Norwegian Cruise Line Names John W. Chidsey President and CEO

NCLH
February 13, 2026

Norwegian Cruise Line Holdings Ltd. (NYSE: NCLH) announced that John W. Chidsey will become President and Chief Executive Officer, succeeding Harry Sommer. Chidsey’s appointment was disclosed on February 12, 2026 and takes effect immediately.

Chidsey brings a decade‑long track record of turning around large consumer‑facing businesses. He served as CEO of Subway and Burger King and was a member of NCLH’s board from 2013 to 2022, rejoining in February 2025. His experience in operational discipline and yield optimization is seen as a fit for NCLH’s current focus on fleet modernization and balance‑sheet repair.

The board cited a need to sharpen execution and improve performance as the primary reason for the leadership change. Chidsey’s mandate is to accelerate strategic initiatives across the Norwegian, Oceania, and Regent brands while driving a more disciplined cost structure and a faster deleveraging path.

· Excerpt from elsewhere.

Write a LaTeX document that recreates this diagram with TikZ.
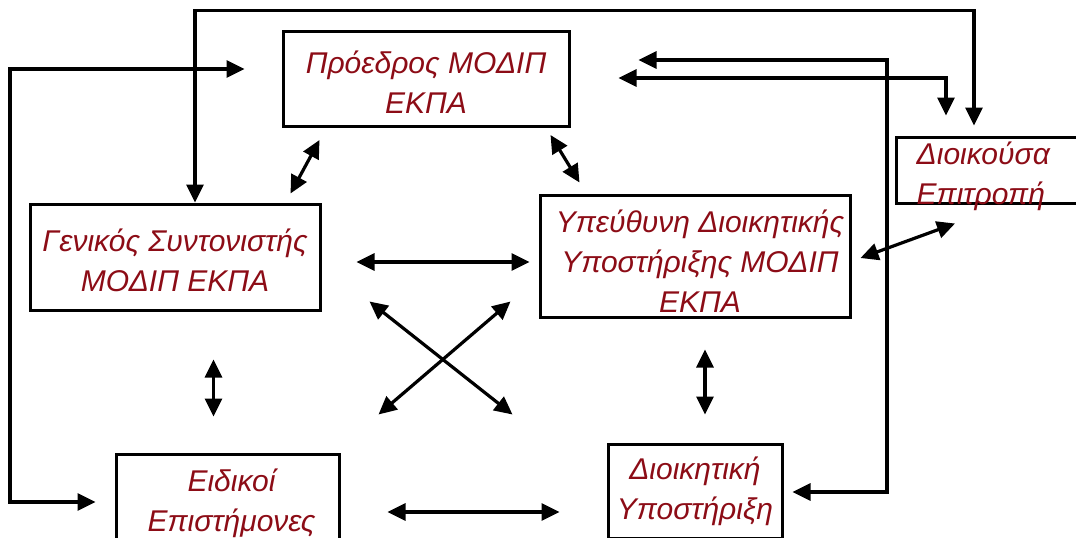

Analysts reacted to the announcement with a series of downgrades. JPMorgan moved from Overweight to Neutral, citing the “major leadership change” and concerns that the stock was trading above its valuation target. Barclays shifted to Equal Weight, pointing to weak first‑quarter yields, declining Caribbean pricing, and a perceived de‑premiumization of the NCL brand. Jefferies also downgraded, warning that a delayed deleveraging timeline and a shift in deployment strategy could pose near‑term challenges.

Board chair Stella David said, “John has demonstrated his ability to lead businesses through meaningful transformation with a focus on operational rigor and accountability. We are confident his leadership will enhance execution, strengthen financial performance, reduce leverage and drive long‑term shareholder value.” Chidsey added, “I look forward to building upon the solid foundation already in place, partnering with the Board and management team to sharpen execution, improve performance and continue providing exceptional vacation experiences while delivering durable, long‑term value creation.”

NCLH’s most recent quarterly results, released in Q1 2025, showed revenue of $2.1 billion, a GAAP net loss of $40.3 million, and Adjusted EBITDA of $453 million. These figures illustrate the company’s ongoing efforts to improve profitability while managing a large debt load of $14 billion and a net leverage ratio of 5.7x.

Looking ahead, NCLH is pursuing a significant fleet expansion, with 13 new ships slated for delivery through 2036, adding over 38,400 berths. The new CEO’s focus on operational discipline and financial discipline is expected to support this growth plan while accelerating the company’s deleveraging and balance‑sheet repair initiatives.